What you should do:
Give again exactly the lines that run from the start of the records to the line holding "content = 28%'];", both ends counted. Do not include the pictures.
>>
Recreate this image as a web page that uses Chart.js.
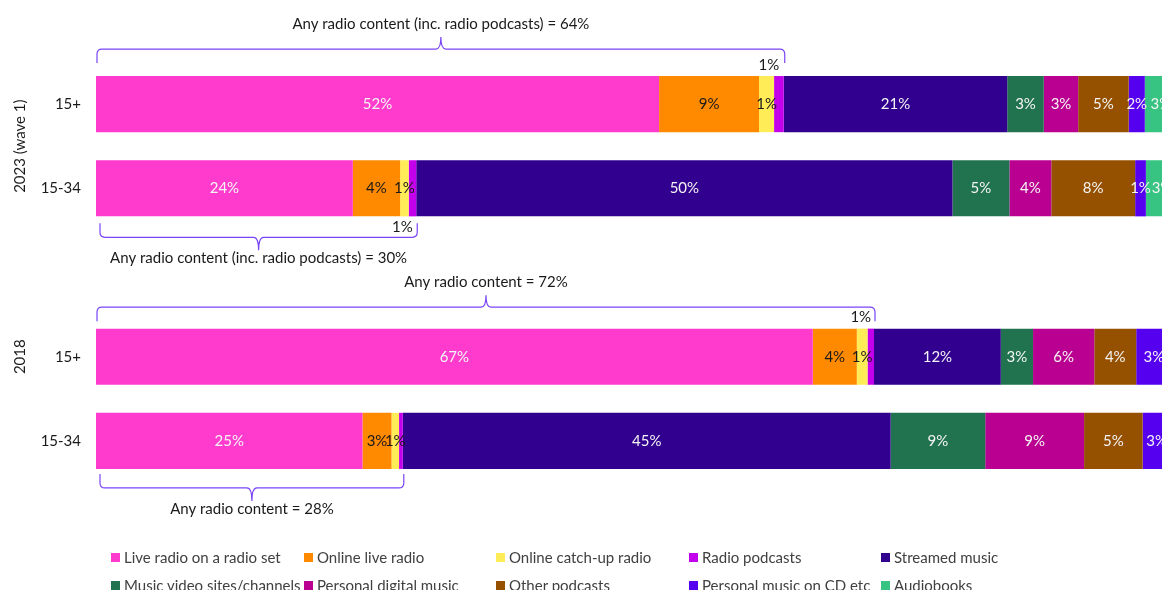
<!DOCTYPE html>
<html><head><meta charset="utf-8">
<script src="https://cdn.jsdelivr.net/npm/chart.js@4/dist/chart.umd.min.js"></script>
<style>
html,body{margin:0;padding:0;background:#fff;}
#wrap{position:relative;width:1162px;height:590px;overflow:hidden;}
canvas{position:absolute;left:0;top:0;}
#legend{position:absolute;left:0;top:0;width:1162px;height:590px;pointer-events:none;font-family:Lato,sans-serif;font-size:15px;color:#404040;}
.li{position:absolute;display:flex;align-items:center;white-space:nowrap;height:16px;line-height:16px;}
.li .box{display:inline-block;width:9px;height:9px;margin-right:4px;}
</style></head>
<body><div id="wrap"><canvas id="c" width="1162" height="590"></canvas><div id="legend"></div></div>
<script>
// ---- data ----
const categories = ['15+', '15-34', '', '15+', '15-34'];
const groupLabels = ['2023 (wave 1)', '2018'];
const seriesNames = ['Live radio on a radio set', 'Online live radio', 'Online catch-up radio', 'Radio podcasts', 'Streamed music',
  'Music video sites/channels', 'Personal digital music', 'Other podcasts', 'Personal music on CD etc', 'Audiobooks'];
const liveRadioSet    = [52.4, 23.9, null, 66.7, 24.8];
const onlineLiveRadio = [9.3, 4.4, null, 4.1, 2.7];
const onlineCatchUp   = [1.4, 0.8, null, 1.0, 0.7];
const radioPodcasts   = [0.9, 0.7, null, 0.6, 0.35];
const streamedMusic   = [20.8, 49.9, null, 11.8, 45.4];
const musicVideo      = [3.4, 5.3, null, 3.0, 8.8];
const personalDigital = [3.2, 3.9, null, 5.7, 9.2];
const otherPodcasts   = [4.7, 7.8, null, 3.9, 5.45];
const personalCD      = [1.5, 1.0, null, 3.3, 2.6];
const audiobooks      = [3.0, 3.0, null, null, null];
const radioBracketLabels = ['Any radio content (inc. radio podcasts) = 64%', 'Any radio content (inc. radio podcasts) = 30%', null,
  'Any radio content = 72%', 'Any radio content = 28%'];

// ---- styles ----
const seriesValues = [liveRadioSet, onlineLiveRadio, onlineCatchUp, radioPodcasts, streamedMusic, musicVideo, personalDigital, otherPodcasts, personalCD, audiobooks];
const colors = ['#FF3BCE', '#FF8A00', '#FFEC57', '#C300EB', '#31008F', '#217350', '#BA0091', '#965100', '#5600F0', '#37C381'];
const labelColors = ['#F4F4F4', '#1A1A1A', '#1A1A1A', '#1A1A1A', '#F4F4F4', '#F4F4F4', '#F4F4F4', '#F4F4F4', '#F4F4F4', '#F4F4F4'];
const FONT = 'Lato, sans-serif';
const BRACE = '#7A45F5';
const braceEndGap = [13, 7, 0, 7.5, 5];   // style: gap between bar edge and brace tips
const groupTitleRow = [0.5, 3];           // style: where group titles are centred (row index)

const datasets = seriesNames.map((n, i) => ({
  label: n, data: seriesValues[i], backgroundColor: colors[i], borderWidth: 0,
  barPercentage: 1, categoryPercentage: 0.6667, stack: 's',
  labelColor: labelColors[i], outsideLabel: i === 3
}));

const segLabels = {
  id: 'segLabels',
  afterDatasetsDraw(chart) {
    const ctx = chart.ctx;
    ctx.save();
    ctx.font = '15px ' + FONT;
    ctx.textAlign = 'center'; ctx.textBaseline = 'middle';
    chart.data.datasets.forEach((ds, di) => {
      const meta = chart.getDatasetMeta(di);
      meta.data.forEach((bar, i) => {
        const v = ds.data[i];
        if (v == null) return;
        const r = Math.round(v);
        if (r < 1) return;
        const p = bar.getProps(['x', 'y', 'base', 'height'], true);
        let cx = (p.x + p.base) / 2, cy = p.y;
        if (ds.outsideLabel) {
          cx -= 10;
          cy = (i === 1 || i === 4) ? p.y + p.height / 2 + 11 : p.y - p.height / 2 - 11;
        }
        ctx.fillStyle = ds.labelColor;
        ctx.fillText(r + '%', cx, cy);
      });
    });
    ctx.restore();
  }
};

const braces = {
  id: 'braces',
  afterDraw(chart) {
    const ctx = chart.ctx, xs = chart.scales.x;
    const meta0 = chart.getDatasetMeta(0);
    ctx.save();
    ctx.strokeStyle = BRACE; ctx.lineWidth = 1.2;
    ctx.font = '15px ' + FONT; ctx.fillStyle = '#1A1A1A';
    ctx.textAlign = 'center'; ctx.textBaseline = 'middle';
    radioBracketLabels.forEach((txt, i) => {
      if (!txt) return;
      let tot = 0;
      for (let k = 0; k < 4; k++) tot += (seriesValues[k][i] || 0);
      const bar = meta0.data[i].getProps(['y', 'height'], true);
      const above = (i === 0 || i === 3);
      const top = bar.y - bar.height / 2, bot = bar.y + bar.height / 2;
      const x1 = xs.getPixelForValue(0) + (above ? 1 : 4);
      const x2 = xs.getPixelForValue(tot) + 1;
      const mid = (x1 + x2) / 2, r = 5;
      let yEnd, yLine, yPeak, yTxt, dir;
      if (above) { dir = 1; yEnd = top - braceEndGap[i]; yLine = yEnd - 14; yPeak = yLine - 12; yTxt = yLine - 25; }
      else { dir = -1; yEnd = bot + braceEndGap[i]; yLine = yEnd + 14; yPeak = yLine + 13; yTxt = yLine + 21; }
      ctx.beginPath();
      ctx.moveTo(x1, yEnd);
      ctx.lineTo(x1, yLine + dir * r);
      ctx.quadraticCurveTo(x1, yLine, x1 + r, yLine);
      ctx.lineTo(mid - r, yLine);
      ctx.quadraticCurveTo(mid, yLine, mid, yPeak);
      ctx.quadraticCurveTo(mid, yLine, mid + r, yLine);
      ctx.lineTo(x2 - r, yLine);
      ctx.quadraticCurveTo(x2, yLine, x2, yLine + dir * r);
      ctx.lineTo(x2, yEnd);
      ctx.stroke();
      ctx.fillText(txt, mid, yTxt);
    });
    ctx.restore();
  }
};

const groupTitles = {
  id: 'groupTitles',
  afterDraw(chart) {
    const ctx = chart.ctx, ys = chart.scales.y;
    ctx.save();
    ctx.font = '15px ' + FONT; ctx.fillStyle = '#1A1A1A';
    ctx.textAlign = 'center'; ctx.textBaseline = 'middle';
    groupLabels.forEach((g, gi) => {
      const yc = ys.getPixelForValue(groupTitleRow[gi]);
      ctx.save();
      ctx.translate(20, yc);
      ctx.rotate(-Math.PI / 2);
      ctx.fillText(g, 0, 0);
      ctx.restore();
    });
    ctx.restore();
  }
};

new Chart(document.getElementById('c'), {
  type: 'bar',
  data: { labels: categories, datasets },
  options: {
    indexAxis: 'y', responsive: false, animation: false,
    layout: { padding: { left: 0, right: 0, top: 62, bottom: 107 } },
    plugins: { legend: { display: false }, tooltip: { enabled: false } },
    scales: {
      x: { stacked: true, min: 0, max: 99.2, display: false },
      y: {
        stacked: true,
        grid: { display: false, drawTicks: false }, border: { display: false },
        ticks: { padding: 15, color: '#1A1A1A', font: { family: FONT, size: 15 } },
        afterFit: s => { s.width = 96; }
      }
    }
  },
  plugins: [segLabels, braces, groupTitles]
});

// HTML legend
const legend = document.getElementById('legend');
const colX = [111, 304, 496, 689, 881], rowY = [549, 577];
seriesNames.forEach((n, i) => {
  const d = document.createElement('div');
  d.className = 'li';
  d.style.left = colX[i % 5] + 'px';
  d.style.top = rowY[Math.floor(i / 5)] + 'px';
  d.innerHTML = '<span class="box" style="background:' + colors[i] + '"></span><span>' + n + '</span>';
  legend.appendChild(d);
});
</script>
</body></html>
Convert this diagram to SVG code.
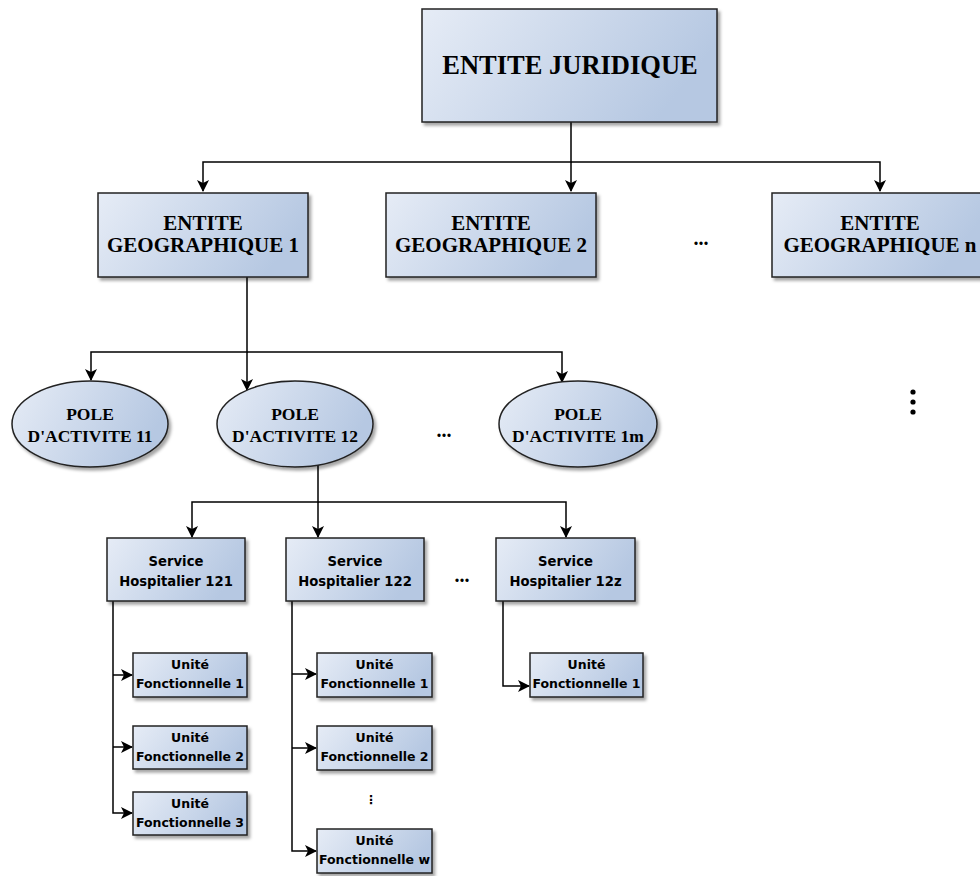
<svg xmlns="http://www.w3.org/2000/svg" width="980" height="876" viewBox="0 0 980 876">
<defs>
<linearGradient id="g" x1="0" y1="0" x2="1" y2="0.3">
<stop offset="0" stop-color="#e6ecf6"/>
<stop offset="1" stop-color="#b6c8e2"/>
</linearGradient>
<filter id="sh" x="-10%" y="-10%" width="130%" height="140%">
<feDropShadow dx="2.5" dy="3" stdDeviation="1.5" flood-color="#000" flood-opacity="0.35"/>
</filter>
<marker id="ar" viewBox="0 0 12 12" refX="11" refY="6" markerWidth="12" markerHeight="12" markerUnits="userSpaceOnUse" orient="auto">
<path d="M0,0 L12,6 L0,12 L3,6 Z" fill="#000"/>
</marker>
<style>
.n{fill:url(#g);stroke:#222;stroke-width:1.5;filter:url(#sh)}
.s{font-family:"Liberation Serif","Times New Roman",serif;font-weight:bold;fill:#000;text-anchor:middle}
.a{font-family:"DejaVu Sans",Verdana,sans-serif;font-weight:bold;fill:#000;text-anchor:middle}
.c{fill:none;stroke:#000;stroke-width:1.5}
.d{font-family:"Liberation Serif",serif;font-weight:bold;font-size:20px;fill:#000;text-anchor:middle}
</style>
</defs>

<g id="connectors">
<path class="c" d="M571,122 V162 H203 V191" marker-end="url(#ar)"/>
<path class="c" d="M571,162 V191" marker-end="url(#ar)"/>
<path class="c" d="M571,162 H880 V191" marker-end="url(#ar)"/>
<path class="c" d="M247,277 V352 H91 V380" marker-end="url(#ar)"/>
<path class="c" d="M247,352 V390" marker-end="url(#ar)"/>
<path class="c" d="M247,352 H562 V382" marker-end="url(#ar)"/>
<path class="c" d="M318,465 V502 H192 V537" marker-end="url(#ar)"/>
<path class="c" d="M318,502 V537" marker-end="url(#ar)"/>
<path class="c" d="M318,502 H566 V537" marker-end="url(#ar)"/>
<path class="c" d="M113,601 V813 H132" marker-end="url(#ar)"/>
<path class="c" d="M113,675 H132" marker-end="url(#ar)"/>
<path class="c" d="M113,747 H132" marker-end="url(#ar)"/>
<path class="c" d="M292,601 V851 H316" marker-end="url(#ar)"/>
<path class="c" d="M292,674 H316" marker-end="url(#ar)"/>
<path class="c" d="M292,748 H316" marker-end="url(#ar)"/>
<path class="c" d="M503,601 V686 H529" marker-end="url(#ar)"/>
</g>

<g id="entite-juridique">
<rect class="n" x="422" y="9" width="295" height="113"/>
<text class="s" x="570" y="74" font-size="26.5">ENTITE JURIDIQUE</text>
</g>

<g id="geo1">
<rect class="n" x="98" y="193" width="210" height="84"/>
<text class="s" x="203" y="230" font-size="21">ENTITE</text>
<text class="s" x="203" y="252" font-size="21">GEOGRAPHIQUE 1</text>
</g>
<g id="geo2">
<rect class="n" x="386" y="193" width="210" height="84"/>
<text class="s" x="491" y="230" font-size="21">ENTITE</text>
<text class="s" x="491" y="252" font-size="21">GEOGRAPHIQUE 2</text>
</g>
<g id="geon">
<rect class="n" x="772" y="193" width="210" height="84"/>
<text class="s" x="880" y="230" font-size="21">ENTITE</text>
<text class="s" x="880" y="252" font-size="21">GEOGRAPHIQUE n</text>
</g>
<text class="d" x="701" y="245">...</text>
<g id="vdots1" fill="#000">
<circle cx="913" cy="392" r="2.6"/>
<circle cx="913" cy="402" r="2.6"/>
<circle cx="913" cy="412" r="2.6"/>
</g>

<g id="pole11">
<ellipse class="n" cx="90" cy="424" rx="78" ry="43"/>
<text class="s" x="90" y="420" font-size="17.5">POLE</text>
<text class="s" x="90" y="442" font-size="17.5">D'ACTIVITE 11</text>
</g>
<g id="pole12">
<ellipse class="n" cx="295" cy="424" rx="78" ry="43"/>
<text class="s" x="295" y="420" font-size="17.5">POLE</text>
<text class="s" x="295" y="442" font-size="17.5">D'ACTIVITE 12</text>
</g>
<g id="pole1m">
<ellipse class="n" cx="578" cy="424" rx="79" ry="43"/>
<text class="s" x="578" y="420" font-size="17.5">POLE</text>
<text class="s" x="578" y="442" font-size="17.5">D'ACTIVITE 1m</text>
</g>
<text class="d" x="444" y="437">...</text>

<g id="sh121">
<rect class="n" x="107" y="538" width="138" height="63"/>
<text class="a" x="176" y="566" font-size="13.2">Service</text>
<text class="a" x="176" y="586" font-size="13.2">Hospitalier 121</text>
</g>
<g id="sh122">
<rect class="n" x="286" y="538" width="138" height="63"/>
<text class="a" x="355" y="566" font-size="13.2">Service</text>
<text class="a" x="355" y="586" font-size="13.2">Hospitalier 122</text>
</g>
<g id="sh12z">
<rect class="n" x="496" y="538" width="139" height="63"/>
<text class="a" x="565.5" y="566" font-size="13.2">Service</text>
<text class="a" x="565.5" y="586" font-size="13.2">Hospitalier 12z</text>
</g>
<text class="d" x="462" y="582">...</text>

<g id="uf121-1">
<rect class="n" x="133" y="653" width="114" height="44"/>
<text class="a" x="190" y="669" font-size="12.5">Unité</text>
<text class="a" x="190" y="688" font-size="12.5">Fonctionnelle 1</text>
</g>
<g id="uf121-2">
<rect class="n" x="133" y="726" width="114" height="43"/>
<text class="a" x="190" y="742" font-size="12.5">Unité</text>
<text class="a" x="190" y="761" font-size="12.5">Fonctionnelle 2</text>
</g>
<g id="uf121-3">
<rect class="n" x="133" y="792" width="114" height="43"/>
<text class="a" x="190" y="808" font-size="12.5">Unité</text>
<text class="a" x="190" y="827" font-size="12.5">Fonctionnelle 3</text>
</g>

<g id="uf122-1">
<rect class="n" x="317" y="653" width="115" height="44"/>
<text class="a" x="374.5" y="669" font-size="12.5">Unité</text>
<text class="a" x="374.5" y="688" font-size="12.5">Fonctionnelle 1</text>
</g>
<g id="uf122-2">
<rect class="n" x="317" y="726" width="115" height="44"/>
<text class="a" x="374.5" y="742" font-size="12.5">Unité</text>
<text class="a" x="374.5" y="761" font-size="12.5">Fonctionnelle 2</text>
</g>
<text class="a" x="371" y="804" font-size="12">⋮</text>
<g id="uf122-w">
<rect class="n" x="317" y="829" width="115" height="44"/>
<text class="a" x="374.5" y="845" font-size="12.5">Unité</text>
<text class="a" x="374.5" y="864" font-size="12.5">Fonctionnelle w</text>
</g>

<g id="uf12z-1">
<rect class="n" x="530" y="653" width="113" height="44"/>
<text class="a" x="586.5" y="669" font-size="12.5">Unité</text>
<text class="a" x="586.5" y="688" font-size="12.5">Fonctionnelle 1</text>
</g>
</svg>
<<
Solution:
Recreate this image as a web page that uses Chart.js.
<!DOCTYPE html>
<html><head><meta charset="utf-8">
<script src="https://cdn.jsdelivr.net/npm/chart.js@4/dist/chart.umd.min.js"></script>
<style>
html,body{margin:0;padding:0;background:#fff;}
#wrap{position:relative;width:1162px;height:590px;overflow:hidden;}
canvas{position:absolute;left:0;top:0;}
#legend{position:absolute;left:0;top:0;width:1162px;height:590px;pointer-events:none;font-family:Lato,sans-serif;font-size:15px;color:#404040;}
.li{position:absolute;display:flex;align-items:center;white-space:nowrap;height:16px;line-height:16px;}
.li .box{display:inline-block;width:9px;height:9px;margin-right:4px;}
</style></head>
<body><div id="wrap"><canvas id="c" width="1162" height="590"></canvas><div id="legend"></div></div>
<script>
// ---- data ----
const categories = ['15+', '15-34', '', '15+', '15-34'];
const groupLabels = ['2023 (wave 1)', '2018'];
const seriesNames = ['Live radio on a radio set', 'Online live radio', 'Online catch-up radio', 'Radio podcasts', 'Streamed music',
  'Music video sites/channels', 'Personal digital music', 'Other podcasts', 'Personal music on CD etc', 'Audiobooks'];
const liveRadioSet    = [52.4, 23.9, null, 66.7, 24.8];
const onlineLiveRadio = [9.3, 4.4, null, 4.1, 2.7];
const onlineCatchUp   = [1.4, 0.8, null, 1.0, 0.7];
const radioPodcasts   = [0.9, 0.7, null, 0.6, 0.35];
const streamedMusic   = [20.8, 49.9, null, 11.8, 45.4];
const musicVideo      = [3.4, 5.3, null, 3.0, 8.8];
const personalDigital = [3.2, 3.9, null, 5.7, 9.2];
const otherPodcasts   = [4.7, 7.8, null, 3.9, 5.45];
const personalCD      = [1.5, 1.0, null, 3.3, 2.6];
const audiobooks      = [3.0, 3.0, null, null, null];
const radioBracketLabels = ['Any radio content (inc. radio podcasts) = 64%', 'Any radio content (inc. radio podcasts) = 30%', null,
  'Any radio content = 72%', 'Any radio content = 28%'];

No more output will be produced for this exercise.